[Exercise details]: Pictures stay out of the copy; restate everything else in the material exactly.

[Source material]:
==========

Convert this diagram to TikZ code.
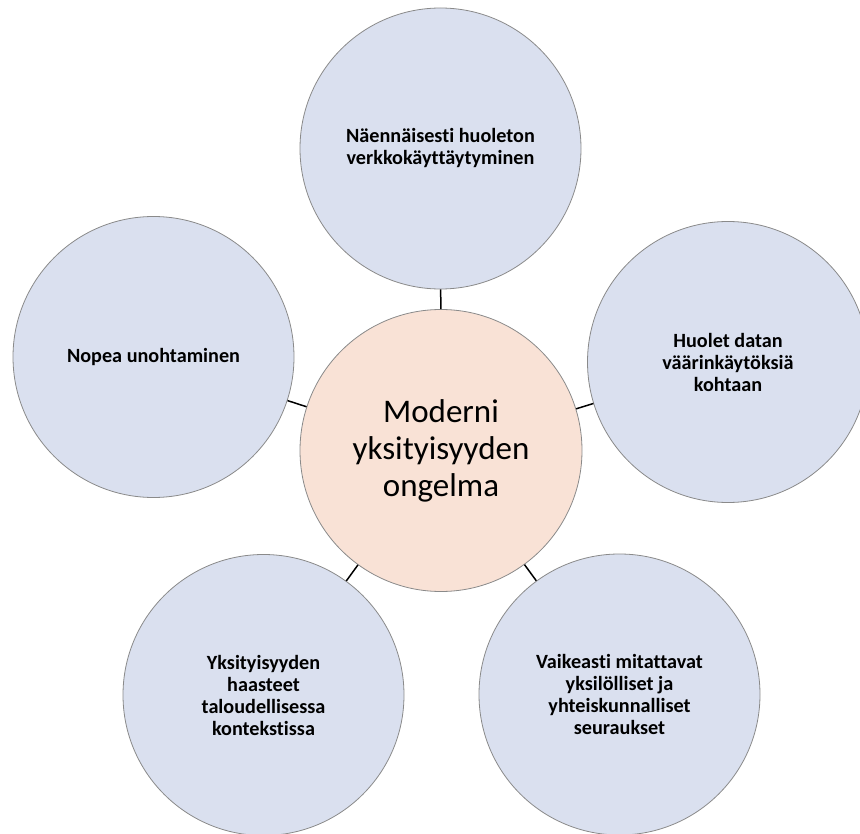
\documentclass[tikz,border=0pt]{standalone}
\usepackage{fontspec}
\setmainfont{Carlito}[Ligatures=NoCommon]
\definecolor{satfill}{HTML}{DAE0EF}
\definecolor{cenfill}{HTML}{F9E2D6}
\definecolor{ringline}{HTML}{8A8A8A}
\tikzset{
  sat/.style={circle, draw=ringline, line width=0.8pt, fill=satfill, minimum size=281pt, inner sep=0pt, align=center, text=black,
    font=\bfseries\fontsize{20.2}{22}\selectfont},
  cen/.style={circle, draw=ringline, line width=0.8pt, fill=cenfill, minimum size=282pt, inner sep=0pt, align=center, text=black,
    font=\fontsize{33}{37}\selectfont},
  link/.style={draw=black, line width=1.5pt}
}
\begin{document}
\begin{tikzpicture}[x=1pt,y=-1pt]
\useasboundingbox (0,0) rectangle (860,834);
\clip (0,0) rectangle (860,834);
\node[cen] (c) at (441,450.5) {Moderni\\yksityisyyden\\ongelma};
\node[sat] (t) at (440.5,148.5) {Näennäisesti huoleton\\verkkokäyttäytyminen};
\node[sat] (l) at (153.5,357) {Nopea unohtaminen};
\node[sat] (r) at (728,362) {Huolet datan\\väärinkäytöksiä\\kohtaan};
\node[sat] (bl) at (263.5,695) {Yksityisyyden\\haasteet\\taloudellisessa\\kontekstissa};
\node[sat] (br) at (619.5,694.5) {Vaikeasti mitattavat\\yksilölliset ja\\yhteiskunnalliset\\seuraukset};
\draw[link] (c) -- (t);
\draw[link] (c) -- (l);
\draw[link] (c) -- (r);
\draw[link] (c) -- (bl);
\draw[link] (c) -- (br);
\end{tikzpicture}
\end{document}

==========

[Task response]:
Convert this diagram to TikZ code.
\documentclass[tikz,border=0pt]{standalone}
\usepackage{fontspec}
\setmainfont{Carlito}[Ligatures=NoCommon]
\definecolor{satfill}{HTML}{DAE0EF}
\definecolor{cenfill}{HTML}{F9E2D6}
\definecolor{ringline}{HTML}{8A8A8A}
\tikzset{
  sat/.style={circle, draw=ringline, line width=0.8pt, fill=satfill, minimum size=281pt, inner sep=0pt, align=center, text=black,
    font=\bfseries\fontsize{20.2}{22}\selectfont},
  cen/.style={circle, draw=ringline, line width=0.8pt, fill=cenfill, minimum size=282pt, inner sep=0pt, align=center, text=black,
    font=\fontsize{33}{37}\selectfont},
  link/.style={draw=black, line width=1.5pt}
}
\begin{document}
\begin{tikzpicture}[x=1pt,y=-1pt]
\useasboundingbox (0,0) rectangle (860,834);
\clip (0,0) rectangle (860,834);
\node[cen] (c) at (441,450.5) {Moderni\\yksityisyyden\\ongelma};
\node[sat] (t) at (440.5,148.5) {Näennäisesti huoleton\\verkkokäyttäytyminen};
\node[sat] (l) at (153.5,357) {Nopea unohtaminen};
\node[sat] (r) at (728,362) {Huolet datan\\väärinkäytöksiä\\kohtaan};
\node[sat] (bl) at (263.5,695) {Yksityisyyden\\haasteet\\taloudellisessa\\kontekstissa};
\node[sat] (br) at (619.5,694.5) {Vaikeasti mitattavat\\yksilölliset ja\\yhteiskunnalliset\\seuraukset};
\draw[link] (c) -- (t);
\draw[link] (c) -- (l);
\draw[link] (c) -- (r);
\draw[link] (c) -- (bl);
\draw[link] (c) -- (br);
\end{tikzpicture}
\end{document}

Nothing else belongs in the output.